RC: China has an advantage that other nations don’t have, and I’m glad we don’t have it. Because they’re a police state, they can put up the Great Firewall of China, they can restrict activity on their networks, they can scan what comes into the country. We really can’t, and I wouldn’t want us to control what’s on our internet. But it gives them an advantage when it comes to defending that we don’t have.
I think the offensive playing field has gotten kind of level. We used to have a huge advantage. I think China and Russia caught up to us offensively. Defensively, aside from the Chinese inherent structural advantage, no nation has done a very good job of defending itself.
MJ: You wrote about election security in the new book. As you know, Senate Majority Leader Mitch McConnell (R-Ky.) has been blocking every piece of election security legislation under the premise that the proposals overstep traditional federal roles in what are supposed to be state-run elections. What is your assessment of what he’s doing?
RC: I think it’s awful. They say the Constitution requires the states to be in charge in these elections. Actually, it doesn’t. That clause of the Constitution has a word you don’t see very often the Constitution, and that word is “but.” It says, “but the Congress may at any time by law make or alter such regulations.” Congress may set the rules.
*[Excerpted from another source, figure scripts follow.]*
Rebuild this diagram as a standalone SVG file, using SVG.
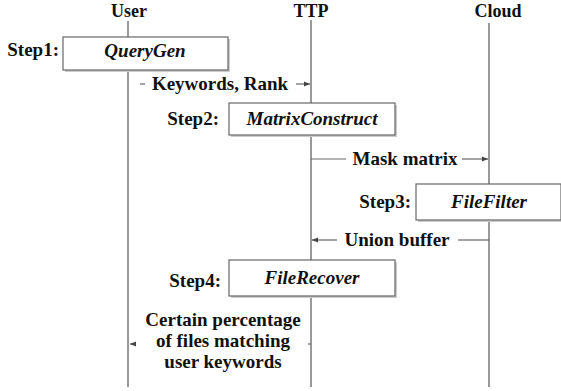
<svg xmlns="http://www.w3.org/2000/svg" width="561" height="391" viewBox="0 0 561 391">
  <style>
    text { font-family: 'Liberation Serif', 'DejaVu Serif', serif; font-weight: bold; font-size: 19px; fill: #111; }
    .title { font-size: 18px; text-anchor: middle; }
    .step { text-anchor: end; }
    .op { font-style: italic; text-anchor: middle; }
    .msg { text-anchor: middle; }
    .life { stroke: #555; stroke-width: 1.2; fill: none; }
    .box { fill: #fff; stroke: #666; stroke-width: 1.2; }
    .shadow { fill: #ccc; }
    .wire { stroke: #666; stroke-width: 1.2; fill: none; }
  </style>
  <defs>
    <marker id="arrow" markerWidth="6" markerHeight="6" refX="6" refY="3" orient="auto" markerUnits="userSpaceOnUse">
      <path d="M0,0.5 L6,3 L0,5.5 Z" fill="#444"/>
    </marker>
  </defs>
  <rect width="561" height="391" fill="#fff"/>

  <!-- lifelines -->
  <g id="lifelines" font-family="Liberation Serif, serif">
    <g id="user">
      <text class="title" x="129" y="17">User</text>
      <line class="life" x1="128" y1="21" x2="128" y2="387"/>
    </g>
    <g id="ttp">
      <text class="title" x="311" y="17">TTP</text>
      <line class="life" x1="311" y1="20" x2="311" y2="387"/>
    </g>
    <g id="cloud">
      <text class="title" x="498" y="17">Cloud</text>
      <line class="life" x1="489" y1="23" x2="489" y2="387"/>
    </g>
  </g>

  <!-- messages between parties -->
  <g id="connectors">
    <line class="wire" x1="140" y1="84" x2="145" y2="84"/>
    <line class="wire" x1="296" y1="84" x2="310" y2="84" marker-end="url(#arrow)"/>
    <text class="msg" x="220" y="90">Keywords, Rank</text>

    <line class="wire" x1="311" y1="159" x2="346" y2="159"/>
    <line class="wire" x1="462" y1="159" x2="488" y2="159" marker-end="url(#arrow)"/>
    <text class="msg" x="405" y="165">Mask matrix</text>

    <line class="wire" x1="489" y1="240" x2="458" y2="240"/>
    <line class="wire" x1="337" y1="240" x2="312" y2="240" marker-end="url(#arrow)"/>
    <text class="msg" x="397" y="246">Union buffer</text>

    <line class="wire" x1="308" y1="344" x2="311" y2="344"/>
    <line class="wire" x1="136" y1="344" x2="130" y2="344" marker-end="url(#arrow)"/>
    <text class="msg" x="223" y="326">Certain percentage</text>
    <text class="msg" x="223" y="347">of files matching</text>
    <text class="msg" x="223" y="368">user keywords</text>
  </g>

  <!-- processing steps -->
  <g id="step1">
    <text class="step" x="59" y="56">Step1:</text>
    <rect class="shadow" x="65" y="39" width="165" height="33"/>
    <rect class="box" x="63" y="37" width="165" height="33"/>
    <text class="op" x="145" y="57">QueryGen</text>
  </g>
  <g id="step2">
    <text class="step" x="219" y="125">Step2:</text>
    <rect class="shadow" x="231" y="105" width="166" height="32"/>
    <rect class="box" x="229" y="103" width="166" height="32"/>
    <text class="op" x="312" y="125">MatrixConstruct</text>
  </g>
  <g id="step3">
    <text class="step" x="411" y="208">Step3:</text>
    <rect class="shadow" x="418" y="186" width="145" height="36"/>
    <rect class="box" x="416" y="184" width="145" height="36"/>
    <text class="op" x="489" y="208">FileFilter</text>
  </g>
  <g id="step4">
    <text class="step" x="221" y="287">Step4:</text>
    <rect class="shadow" x="231" y="262" width="166" height="36"/>
    <rect class="box" x="229" y="260" width="166" height="36"/>
    <text class="op" x="312" y="284">FileRecover</text>
  </g>
</svg>
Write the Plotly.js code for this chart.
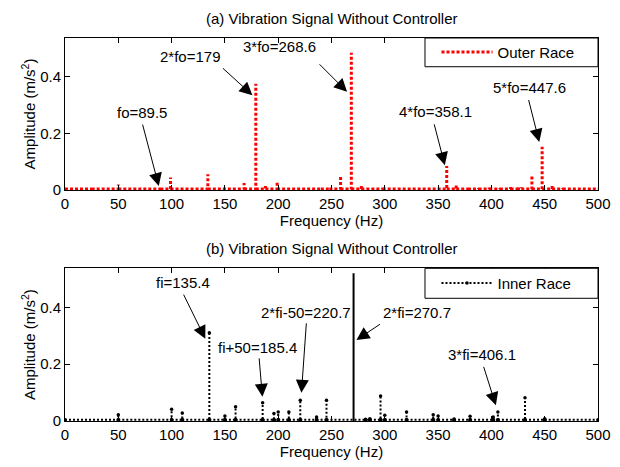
<!DOCTYPE html>
<html><head><meta charset="utf-8">
<script src="https://cdn.plot.ly/plotly-3.0.1.min.js"></script>
<style>html,body{margin:0;padding:0;background:#fff}</style>
</head><body><div id="chart" style="width:620px;height:467px"></div>
<script>
// ---------- data ----------
const freqRange = [0, 500];
const ampRange = [0, 0.537];
const xTickVals = [0, 50, 100, 150, 200, 250, 300, 350, 400, 450, 500];
const yTickVals = [0, 0.2, 0.4];
const yTickText = ['0', '0.2', '0.4'];

const outerBase = 0.004;
const outerFreq = [25, 50, 89.5, 99, 134, 168, 179, 188, 199, 240, 248, 258.5, 268.6, 278, 298,
                   358.1, 367, 378, 388, 398, 408, 418, 424, 428, 438, 447.6, 457, 467];
const outerAmp  = [0.006, 0.02, 0.012, 0.044, 0.056, 0.025, 0.375, 0.014, 0.031, 0.008, 0.008, 0.05, 0.485, 0.021, 0.008,
                   0.085, 0.016, 0.007, 0.007, 0.009, 0.007, 0.011, 0.009, 0.01, 0.053, 0.153, 0.014, 0.007];

const innerBase = 0.004;
const innerFreq = [50, 100, 110, 135.4, 150, 160, 185.4, 196, 200, 210, 220.7, 236, 245.3, 282, 286,
                   296, 300, 320.4, 345.4, 350, 365, 380, 401.7, 406.1, 431.5, 450];
const innerAmp  = [0.022, 0.041, 0.028, 0.31, 0.018, 0.05, 0.064, 0.026, 0.032, 0.032, 0.073, 0.014, 0.073, 0.006, 0.008,
                   0.088, 0.02, 0.032, 0.022, 0.018, 0.007, 0.017, 0.014, 0.032, 0.082, 0.008];
const innerSolidFreq = [270.7];
const innerSolidAmp  = [0.52];

const outerName = 'Outer Race';
const innerName = 'Inner Race';
const titleA = '(a) Vibration Signal Without Controller';
const titleB = '(b) Vibration Signal Without Controller';
const xTitle = 'Frequency (Hz)';
const yTitle = 'Amplitude (m/s<sup>2</sup>)';
const outerLabels = ['fo=89.5', '2*fo=179', '3*fo=268.6', '4*fo=358.1', '5*fo=447.6'];
const innerLabels = ['fi=135.4', 'fi+50=185.4', '2*fi-50=220.7', '2*fi=270.7', '3*fi=406.1'];

// ---------- label placement (head in data coords, offsets in px) ----------
const outerNotePos = [
  {head: [88, 0.014],    tail: [-16.6, -63],   txt: [-17.3, 74]},
  {head: [175.8, 0.335], tail: [-31, -28.3],   txt: [-62.7, 39]},
  {head: [264.6, 0.347], tail: [-29, -29],     txt: [-67.8, 44.9]},
  {head: [356.3, 0.088], tail: [-11, -42.3],   txt: [-9.3, 53.3]},
  {head: [444.9, 0.170], tail: [-11, -43.4],   txt: [-10.1, 54.2]}
];
const innerNotePos = [
  {head: [131.6, 0.289], tail: [-22.4, -45.7], txt: [-22.7, 56.5]},
  {head: [185.2, 0.085], tail: [-3.4, -40],    txt: [-4.7, 49.2]},
  {head: [221.8, 0.099], tail: [5, -71],       txt: [4.6, 80.2]},
  {head: [273.4, 0.285], tail: [25, -16.7],    txt: [60.8, 27.5]},
  {head: [404.2, 0.055], tail: [-12.7, -40],   txt: [-14.3, 51]}
];

// ---------- build ----------
function spikes(freq, amp, base, range) {
  const x = [range[0]], y = [base];
  freq.forEach((f, i) => { x.push(f, f, null, f); y.push(base, amp[i], null, base); });
  x.push(range[1]); y.push(base);
  return {x, y};
}
const o = spikes(outerFreq, outerAmp, outerBase, freqRange);
const n = spikes(innerFreq, innerAmp, innerBase, freqRange);
const s = {x: [], y: []};
innerSolidFreq.forEach((f, i) => { s.x.push(f, f, null); s.y.push(0, innerSolidAmp[i], null); });

const FONT = '"Liberation Sans", Arial, Helvetica, sans-serif';

const traces = [
  {x: o.x, y: o.y, xaxis: 'x', yaxis: 'y', type: 'scatter', mode: 'lines', name: outerName,
   line: {color: '#ff0000', width: 3, dash: '3px,2px'}, legend: 'legend', connectgaps: false},
  {x: n.x, y: n.y, xaxis: 'x2', yaxis: 'y2', type: 'scatter', mode: 'lines+markers', name: innerName,
   line: {color: '#000000', width: 2, dash: '2px,2px'}, marker: {color: '#000', size: 3.5},
   legend: 'legend2', connectgaps: false},
  {x: s.x, y: s.y, xaxis: 'x2', yaxis: 'y2', type: 'scatter', mode: 'lines', showlegend: false,
   line: {color: '#000000', width: 2}, connectgaps: false}
];

function xAx(domainAnchor) {
  return {range: freqRange, tickvals: xTickVals, ticktext: xTickVals.map(String),
    ticks: 'inside', ticklen: 5, tickcolor: '#000', mirror: 'ticks', showline: true,
    linecolor: '#000', linewidth: 1, showgrid: false, zeroline: false, automargin: false,
    tickfont: {size: 15, color: '#000', family: FONT},
    title: {text: xTitle, font: {size: 15, color: '#000', family: FONT}, standoff: 4},
    anchor: domainAnchor};
}
function yAx(domain, anchor) {
  return {range: ampRange, domain: domain, tickvals: yTickVals, ticktext: yTickText,
    ticks: 'inside', ticklen: 5, tickcolor: '#000', mirror: 'ticks', showline: true,
    linecolor: '#000', linewidth: 1, showgrid: false, zeroline: false, automargin: false,
    tickfont: {size: 15, color: '#000', family: FONT},
    title: {text: yTitle, font: {size: 15, color: '#000', family: FONT}, standoff: 0},
    anchor: anchor};
}

const annotations = [];
function addNotes(labels, pos, xr, yr) {
  labels.forEach((t, i) => {
    const p = pos[i];
    annotations.push({xref: xr, yref: yr, x: p.head[0], y: p.head[1], ax: p.tail[0], ay: p.tail[1],
      axref: 'pixel', ayref: 'pixel', text: '', showarrow: true, arrowhead: 2, arrowsize: 2.6,
      arrowwidth: 1, arrowcolor: '#000', standoff: 0, startstandoff: 0});
    annotations.push({xref: xr, yref: yr, x: p.head[0], y: p.head[1], xshift: p.txt[0], yshift: p.txt[1],
      text: t, showarrow: false, xanchor: 'center', yanchor: 'middle',
      font: {size: 15, color: '#000', family: FONT}});
  });
}
addNotes(outerLabels, outerNotePos, 'x', 'y');
addNotes(innerLabels, innerNotePos, 'x2', 'y2');
annotations.push({xref: 'paper', yref: 'paper', x: 0.5, y: 1.052, text: titleA, showarrow: false,
  xanchor: 'center', yanchor: 'middle', font: {size: 15, color: '#000', family: FONT}});
annotations.push({xref: 'paper', yref: 'paper', x: 0.5, y: 0.4515, text: titleB, showarrow: false,
  xanchor: 'center', yanchor: 'middle', font: {size: 15, color: '#000', family: FONT}});

const layout = {
  width: 620, height: 467, paper_bgcolor: '#fff', plot_bgcolor: '#fff',
  margin: {l: 65, r: 22, t: 38, b: 46},
  font: {family: FONT, color: '#000'},
  xaxis: xAx('y'), yaxis: yAx([0.603, 1], 'x'),
  xaxis2: xAx('y2'), yaxis2: yAx([0, 0.3987], 'x2'),
  legend: {x: 0.697, xanchor: 'left', y: 0.9625, yanchor: 'middle', bgcolor: 'rgba(0,0,0,0)',
    borderwidth: 0, font: {size: 15, color: '#000', family: FONT}, itemwidth: 51},
  legend2: {x: 0.697, xanchor: 'left', y: 0.3596, yanchor: 'middle', bgcolor: 'rgba(0,0,0,0)',
    borderwidth: 0, font: {size: 15, color: '#000', family: FONT}, itemwidth: 51},
  shapes: [
    {type: 'rect', xref: 'paper', yref: 'paper', x0: 0.6754, x1: 1, y0: 0.925, y1: 1,
     line: {color: '#000', width: 1}, fillcolor: '#fff', layer: 'above'},
    {type: 'rect', xref: 'paper', yref: 'paper', x0: 0.6754, x1: 1, y0: 0.3204, y1: 0.3987,
     line: {color: '#000', width: 1}, fillcolor: '#fff', layer: 'above'}
  ],
  annotations: annotations,
  showlegend: true
};
layout.xaxis.domain = [0, 1];
layout.xaxis2.domain = [0, 1];

Plotly.newPlot('chart', traces, layout, {staticPlot: true, displayModeBar: false});
</script></body></html>
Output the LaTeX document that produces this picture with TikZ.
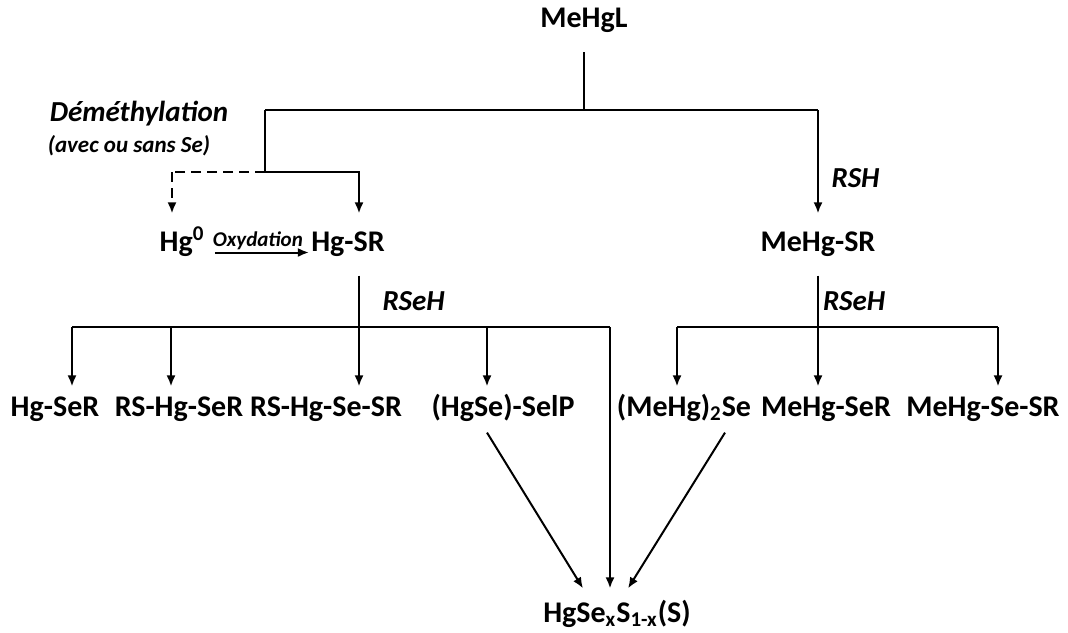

So Congress could federalize federal elections. We could say, “Fine, if you want to have an insecure system the Russians can manipulate when you’re electing the dog catcher of Mayberry, that’s fine. But when you’re electing a United States senator, United States congressman, you have to have a secure system. And these are the rules. These are the minimum guidelines for having a secure system.”
We haven’t done that, and I think we need to. The thousands of counties and the 50 states, for the most part, they say, “We were never attacked, we were never successfully penetrated.” And the question I have for them is: How the hell would you know? You have no systems in place to adequately detect a sophisticated Russian GRU attack. Major corporations in this country that spend hundreds of millions of dollars a year on cyber security don’t detect Russian GRU attacks. What makes you think you would?
Back in 1997, I was part of an effort to make the armed services put in intrusion detection devices on their networks. Intrusion detection devices were new, and so we forced them to put them on very quickly. And then we had meetings to see how they were going. Some general representing the Army at the meeting said, “I hate these devices.” Why? “Well, before we put them on, we were never being attacked. And now we’re being attacked all the time.” I think that’s the story of the states and the counties that say they’ve never been attacked.
MJ: McConnell recently told Laura Ingraham on Fox News that current election security legislative proposals amount to socialism and that none of it is going anywhere on his watch. What’s the path forward with that type of obstruction?
RC: I think the answer is Amy McGrath. The only plausible reason McConnell is opposing protecting our election system is that he believes the Russians, when they get involved, again, will be supporting the Republican Party.
MJ: Some might say that’s a cynical view of Mitch McConnell.
RC: It’s not cynical. There’s nothing cynical about it. There is no other explanation. We know that the Republican Party was supported in the last election by the Russians. And now you don’t want to stop that from happening again? What other conclusion can you come to? I think it’s as obvious as the nose on my face why this is happening.
I asked Clarke to share his thoughts on the ongoing debate over encryption, specifically the federal government’s repeated efforts to weaken data encryption by giving law enforcement a “back door” to access secure information. The last major flareup of this fight occurred in the wake of the 2015 San Bernadino shootings, when the FBI wanted Apple to update its software to allow agents to bypass the encryption on the iPhone belonging to one of the perpetrators. Apple refused, and a legal battle ensued. But the FBI eventually paid $1 million to a third-party entity to exploit a flaw in Apple’s design and get into the phone without the tech giant’s help.
MJ: You wrote about the encryption debate. I’m looking at a headline from just a couple weeks ago, “Trump officials weigh encryption crackdown.”
RC: I know, they’re back with this stupid idea that’s been defeated so many times. The last time it came back, it was Jim Comey, as FBI director. And he used the awful terrorist incident in San Bernardino to try to justify forcing Apple to make its software less secure, so that he could get into it. And what was fascinating to me about that was two things. One, the FBI already had the capability of getting in, and Comey, I think, knew that and pretended not to. The Justice Department IG investigation more or less said that.
But the other thing, the more important thing, is that former directors of CIA, former directors of NSA, homeland security officials, came out of the woodwork, came out of of retirement, to say, “No, Jim Comey is wrong. It’s more important that we have encryption than it is for the government to have the ability to crack it.” And when you’ve got a bunch of former intel guys saying that, I think you need to listen carefully, because they know how to weigh the two concerns.
Look, I used to run counterterrorism for the country. I know how much you want to be listening to terrorists and to be able to crack their message traffic. But even knowing that, and knowing those risks, I would be in favor of making encryption better, not weaker. More damage can be done to our national security and our economy, if our encryption doesn’t work, than any amount that terrorists ever could do.
MJ: How do you bring that message to a general, non-technical audience when you have powerful government agencies trying to turn the debate into a question of patriotism?
RC: It’s difficult. And that’s why it was so insidious of Jim Comey to use the terrible incident in San Bernadino to whip up support for this crazy idea. Because when you see a bunch of dead people, and somebody says, “Oh, but we could have stopped this if only we had decrypted their phones, or we can stop the next one,” naturally, your hearts go out to the victims and their families. It’s a little hard under those circumstances to step back and say, “But what he’s proposing would hurt us more as a nation.” It’s been difficult to look at dead people and say, “Well, but the harm to our economy, the harm to our national security with weakening encryption, outweighs that.” But it does.